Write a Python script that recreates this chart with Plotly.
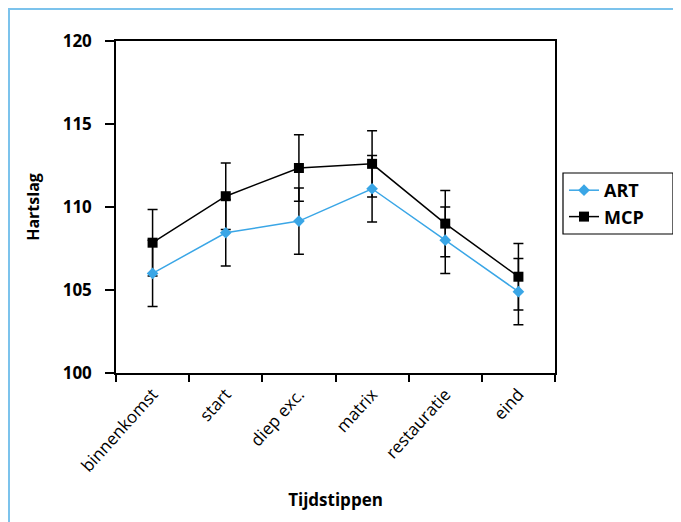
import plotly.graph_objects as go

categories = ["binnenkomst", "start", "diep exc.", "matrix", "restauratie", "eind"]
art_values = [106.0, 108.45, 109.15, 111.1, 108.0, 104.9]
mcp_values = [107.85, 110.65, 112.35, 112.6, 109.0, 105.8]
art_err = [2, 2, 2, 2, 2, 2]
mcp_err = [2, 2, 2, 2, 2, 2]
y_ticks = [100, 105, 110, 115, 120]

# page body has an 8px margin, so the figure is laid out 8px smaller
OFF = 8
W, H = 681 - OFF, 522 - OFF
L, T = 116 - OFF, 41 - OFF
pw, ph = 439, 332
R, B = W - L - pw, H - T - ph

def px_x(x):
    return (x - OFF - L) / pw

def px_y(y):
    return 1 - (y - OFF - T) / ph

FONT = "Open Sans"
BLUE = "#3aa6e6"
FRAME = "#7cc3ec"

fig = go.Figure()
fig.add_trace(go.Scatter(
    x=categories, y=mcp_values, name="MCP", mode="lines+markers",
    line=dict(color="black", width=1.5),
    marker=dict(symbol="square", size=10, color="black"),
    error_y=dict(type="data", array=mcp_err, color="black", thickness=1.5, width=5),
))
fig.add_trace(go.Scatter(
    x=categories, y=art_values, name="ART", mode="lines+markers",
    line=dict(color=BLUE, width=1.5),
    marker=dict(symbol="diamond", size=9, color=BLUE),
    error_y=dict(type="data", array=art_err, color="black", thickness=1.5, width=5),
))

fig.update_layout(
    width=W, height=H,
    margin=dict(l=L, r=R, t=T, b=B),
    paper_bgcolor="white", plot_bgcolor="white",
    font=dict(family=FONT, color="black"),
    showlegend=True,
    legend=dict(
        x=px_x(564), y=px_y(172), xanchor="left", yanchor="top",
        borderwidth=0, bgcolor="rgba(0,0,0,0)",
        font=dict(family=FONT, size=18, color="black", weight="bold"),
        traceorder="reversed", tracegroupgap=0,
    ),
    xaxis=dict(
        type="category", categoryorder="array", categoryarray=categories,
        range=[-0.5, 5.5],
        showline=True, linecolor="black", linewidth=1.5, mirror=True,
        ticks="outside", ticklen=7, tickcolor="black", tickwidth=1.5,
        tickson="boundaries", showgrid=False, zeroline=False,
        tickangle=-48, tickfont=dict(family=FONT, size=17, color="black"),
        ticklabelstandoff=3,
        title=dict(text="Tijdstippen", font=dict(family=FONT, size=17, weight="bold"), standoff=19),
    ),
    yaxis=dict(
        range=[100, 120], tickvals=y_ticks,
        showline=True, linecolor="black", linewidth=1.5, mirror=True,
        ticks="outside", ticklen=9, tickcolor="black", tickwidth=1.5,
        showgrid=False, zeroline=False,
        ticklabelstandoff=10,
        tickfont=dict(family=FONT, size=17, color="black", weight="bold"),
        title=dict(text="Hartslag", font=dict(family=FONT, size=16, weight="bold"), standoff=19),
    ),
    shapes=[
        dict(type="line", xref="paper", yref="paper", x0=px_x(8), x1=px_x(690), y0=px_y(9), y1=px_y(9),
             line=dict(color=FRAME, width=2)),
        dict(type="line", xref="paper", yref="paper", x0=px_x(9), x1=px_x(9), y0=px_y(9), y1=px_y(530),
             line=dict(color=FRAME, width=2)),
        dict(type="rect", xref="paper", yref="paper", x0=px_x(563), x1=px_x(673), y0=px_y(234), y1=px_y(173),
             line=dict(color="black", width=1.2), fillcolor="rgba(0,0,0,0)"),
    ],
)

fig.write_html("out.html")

━━━━━━━━━━

- [Objective]: Repeat the material above verbatim, with no pictures in the output.

- [Response to this exercise]:
Write a Python script that recreates this chart with Plotly.
import plotly.graph_objects as go

categories = ["binnenkomst", "start", "diep exc.", "matrix", "restauratie", "eind"]
art_values = [106.0, 108.45, 109.15, 111.1, 108.0, 104.9]
mcp_values = [107.85, 110.65, 112.35, 112.6, 109.0, 105.8]
art_err = [2, 2, 2, 2, 2, 2]
mcp_err = [2, 2, 2, 2, 2, 2]
y_ticks = [100, 105, 110, 115, 120]

# page body has an 8px margin, so the figure is laid out 8px smaller
OFF = 8
W, H = 681 - OFF, 522 - OFF
L, T = 116 - OFF, 41 - OFF
pw, ph = 439, 332
R, B = W - L - pw, H - T - ph

def px_x(x):
    return (x - OFF - L) / pw

def px_y(y):
    return 1 - (y - OFF - T) / ph

FONT = "Open Sans"
BLUE = "#3aa6e6"
FRAME = "#7cc3ec"

fig = go.Figure()
fig.add_trace(go.Scatter(
    x=categories, y=mcp_values, name="MCP", mode="lines+markers",
    line=dict(color="black", width=1.5),
    marker=dict(symbol="square", size=10, color="black"),
    error_y=dict(type="data", array=mcp_err, color="black", thickness=1.5, width=5),
))
fig.add_trace(go.Scatter(
    x=categories, y=art_values, name="ART", mode="lines+markers",
    line=dict(color=BLUE, width=1.5),
    marker=dict(symbol="diamond", size=9, color=BLUE),
    error_y=dict(type="data", array=art_err, color="black", thickness=1.5, width=5),
))

fig.update_layout(
    width=W, height=H,
    margin=dict(l=L, r=R, t=T, b=B),
    paper_bgcolor="white", plot_bgcolor="white",
    font=dict(family=FONT, color="black"),
    showlegend=True,
    legend=dict(
        x=px_x(564), y=px_y(172), xanchor="left", yanchor="top",
        borderwidth=0, bgcolor="rgba(0,0,0,0)",
        font=dict(family=FONT, size=18, color="black", weight="bold"),
        traceorder="reversed", tracegroupgap=0,
    ),
    xaxis=dict(
        type="category", categoryorder="array", categoryarray=categories,
        range=[-0.5, 5.5],
        showline=True, linecolor="black", linewidth=1.5, mirror=True,
        ticks="outside", ticklen=7, tickcolor="black", tickwidth=1.5,
        tickson="boundaries", showgrid=False, zeroline=False,
        tickangle=-48, tickfont=dict(family=FONT, size=17, color="black"),
        ticklabelstandoff=3,
        title=dict(text="Tijdstippen", font=dict(family=FONT, size=17, weight="bold"), standoff=19),
    ),
    yaxis=dict(
        range=[100, 120], tickvals=y_ticks,
        showline=True, linecolor="black", linewidth=1.5, mirror=True,
        ticks="outside", ticklen=9, tickcolor="black", tickwidth=1.5,
        showgrid=False, zeroline=False,
        ticklabelstandoff=10,
        tickfont=dict(family=FONT, size=17, color="black", weight="bold"),
        title=dict(text="Hartslag", font=dict(family=FONT, size=16, weight="bold"), standoff=19),
    ),
    shapes=[
        dict(type="line", xref="paper", yref="paper", x0=px_x(8), x1=px_x(690), y0=px_y(9), y1=px_y(9),
             line=dict(color=FRAME, width=2)),
        dict(type="line", xref="paper", yref="paper", x0=px_x(9), x1=px_x(9), y0=px_y(9), y1=px_y(530),
             line=dict(color=FRAME, width=2)),
        dict(type="rect", xref="paper", yref="paper", x0=px_x(563), x1=px_x(673), y0=px_y(234), y1=px_y(173),
             line=dict(color="black", width=1.2), fillcolor="rgba(0,0,0,0)"),
    ],
)

fig.write_html("out.html")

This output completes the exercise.